Je pense que ce n'est qu'un avant projet et qu'il n'est pas encore abouti et qu'il faut aller doucement : à tout vouloir tout de suite, nous finirons par ne rien obtenir ! Nous devons procéder par étapes : mariage, adoption, PMA et GPA, reconnaissance de la parenté... tous ces sujets sont très importants, il faut prendre le temps de les traiter individuellement. J'aimerais en effet me marier avec ma compagne, d'abord pour officialiser notre union, mais surtout pour protéger les enfants.

"Nous ne sommes pas des amazones, nous ne vivons pas qu'entre femmes !"

Vous avez en effet un projet de deuxième enfant : pourquoi avoir choisi l'insémination artificielle ?

Nous avons choisi l'IAD car c'est un projet de couple et que nous pensons qu'un enfant cela se fait à deux. Par ailleurs l'adoption est aujourd'hui très compliquée pour les homosexuelles et nous ne souhaitons pas élever un enfant dans le cadre d'une coparentalité.
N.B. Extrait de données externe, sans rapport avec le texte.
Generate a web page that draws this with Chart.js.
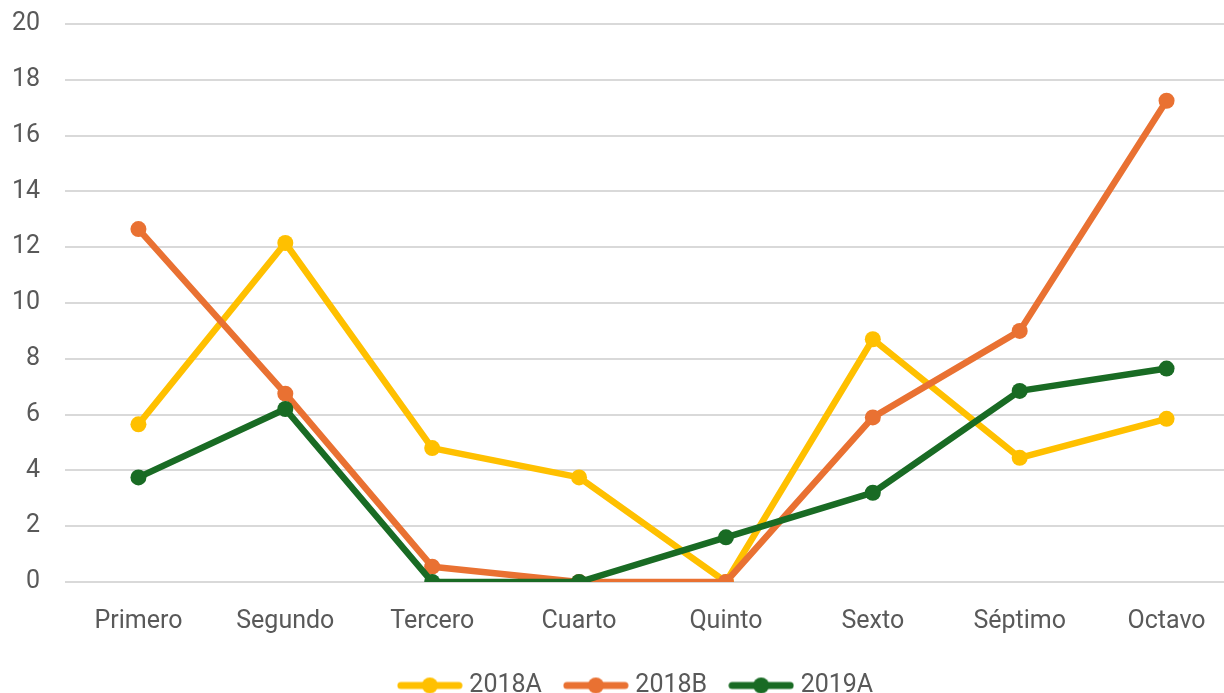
<!DOCTYPE html>
<html>
<head>
<meta charset="utf-8">
<script src="https://cdn.jsdelivr.net/npm/chart.js@4.4.1/dist/chart.umd.min.js"></script>
<style>
  html, body { margin: 0; padding: 0; background: #ffffff; overflow: hidden; }
  #wrap { width: 1248px; height: 710px; position: relative; }
</style>
</head>
<body>
<div id="wrap"><canvas id="c"></canvas></div>
<script>
const categories = ["Primero", "Segundo", "Tercero", "Cuarto", "Quinto", "Sexto", "Séptimo", "Octavo"];
const seriesNames = ["2018A", "2018B", "2019A"];
const values2018A = [5.65, 12.15, 4.8, 3.75, 0, 8.7, 4.45, 5.85];
const values2018B = [12.65, 6.75, 0.55, 0, 0, 5.9, 9.0, 17.25];
const values2019A = [3.75, 6.2, 0, 0, 1.6, 3.2, 6.85, 7.65];
const yTicks = [0, 2, 4, 6, 8, 10, 12, 14, 16, 18, 20];
const colors = ["#FFC000", "#E97132", "#196B24"];

const FONT = "Roboto, 'Liberation Sans', sans-serif";

function legendImage(color) {
  const cv = document.createElement('canvas');
  cv.width = 66; cv.height = 18;
  const g = cv.getContext('2d');
  g.strokeStyle = color; g.lineWidth = 7; g.lineCap = 'round';
  g.beginPath(); g.moveTo(4, 9); g.lineTo(62, 9); g.stroke();
  g.fillStyle = color;
  g.beginPath(); g.arc(33, 9, 8, 0, Math.PI * 2); g.fill();
  return cv;
}

const allValues = [values2018A, values2018B, values2019A];
const datasets = seriesNames.map((name, i) => ({
  label: name,
  data: allValues[i],
  borderColor: colors[i],
  backgroundColor: colors[i],
  borderWidth: 6.5,
  pointRadius: 8,
  pointHoverRadius: 8,
  pointBorderWidth: 0,
  pointBackgroundColor: colors[i],
  tension: 0,
  order: 3 - i,
  borderCapStyle: 'round',
  borderJoinStyle: 'round'
}));

const legendImgs = colors.map(legendImage);

const legendShift = {
  id: 'legendShift',
  afterLayout(chart) {
    const l = chart.legend;
    if (!l) return;
    l.left += 14; l.right += 14;
    l.top -= 2; l.bottom -= 2;
  }
};

new Chart(document.getElementById('c'), {
  type: 'line',
  data: { labels: categories, datasets },
  plugins: [legendShift],
  options: {
    responsive: true,
    maintainAspectRatio: false,
    animation: false,
    events: [],
    layout: { padding: { left: 0, right: 0, top: 24, bottom: 0 } },
    plugins: {
      tooltip: { enabled: false },
      legend: {
        position: 'bottom',
        labels: {
          usePointStyle: true,
          pointStyleWidth: 54,
          boxHeight: 18,
          padding: 27,
          color: '#595959',
          font: { family: FONT, size: 25 },
          generateLabels: (chart) => chart.data.datasets.map((ds, i) => ({
            text: ds.label,
            fillStyle: ds.borderColor,
            strokeStyle: ds.borderColor,
            lineWidth: 0,
            pointStyle: legendImgs[i],
            datasetIndex: i,
            fontColor: '#595959',
            hidden: false
          }))
        }
      }
    },
    scales: {
      x: {
        offset: true,
        afterFit: (s) => { s.height -= 14; },
        grid: { display: false, drawTicks: false },
        border: { display: false },
        ticks: { color: '#595959', font: { family: FONT, size: 25 }, padding: 25, maxRotation: 0 }
      },
      y: {
        min: 0,
        max: 20,
        afterFit: (s) => { s.width = 65; s.paddingTop = 0; s.paddingBottom = 0; },
        afterBuildTicks: (s) => { s.ticks = yTicks.map(v => ({ value: v })); },
        grid: { color: '#d9d9d9', lineWidth: 2, drawTicks: false },
        border: { display: false },
        ticks: { color: '#595959', font: { family: FONT, size: 25 }, padding: 25, stepSize: 2 }
      }
    }
  }
});
</script>
</body>
</html>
Il est vrai que l'IAD est compliquée, nous devons aussi nous rendre à l'étranger... mais c'est tellement magique d'être parent que cela nous donne la force d'aller au bout de notre projet ! 

L'image du père est-elle importante pour vous et comment ferez-vous en sorte qu'elle soit présente pour votre enfant ?

L'image du père est un grand sujet, mais on nous pose très souvent cette question à nous lesbiennes, alors que cela ne viendrait à l'idée de personne de poser la même question à une mère célibataire hétérosexuelle... Nous ne sommes pas des amazones, nous ne vivons pas qu'entre femmes ! Nos enfants sont entourés de grands-pères, oncles, parrains, voisins, instituteurs, amis... ils auront toujours un homme important dans leur vie vers qui se tourner quand ils en auront besoin. Il suffit de faire confiance à nos enfants.

Expliquerez-vous à votre enfant en projet son histoire, et comment ?

Oui, nous lui raconterons son histoire : le plus important est la vérité et la transparence. A partir du moment où votre enfant vous sent en harmonie avec vos choix et que vous répondez à ses questions, tout est simple. L'essentiel est de ne pas mentir et de ne pas inventer des histoires.

Avez-vous le sentiment de transmettre des valeurs différentes que dans une structure familiale dite "classique" ?

La seule chose qui diffère, c'est que j'ai transmis à mon fils est une grande tolérance, et une ouverture d'esprit.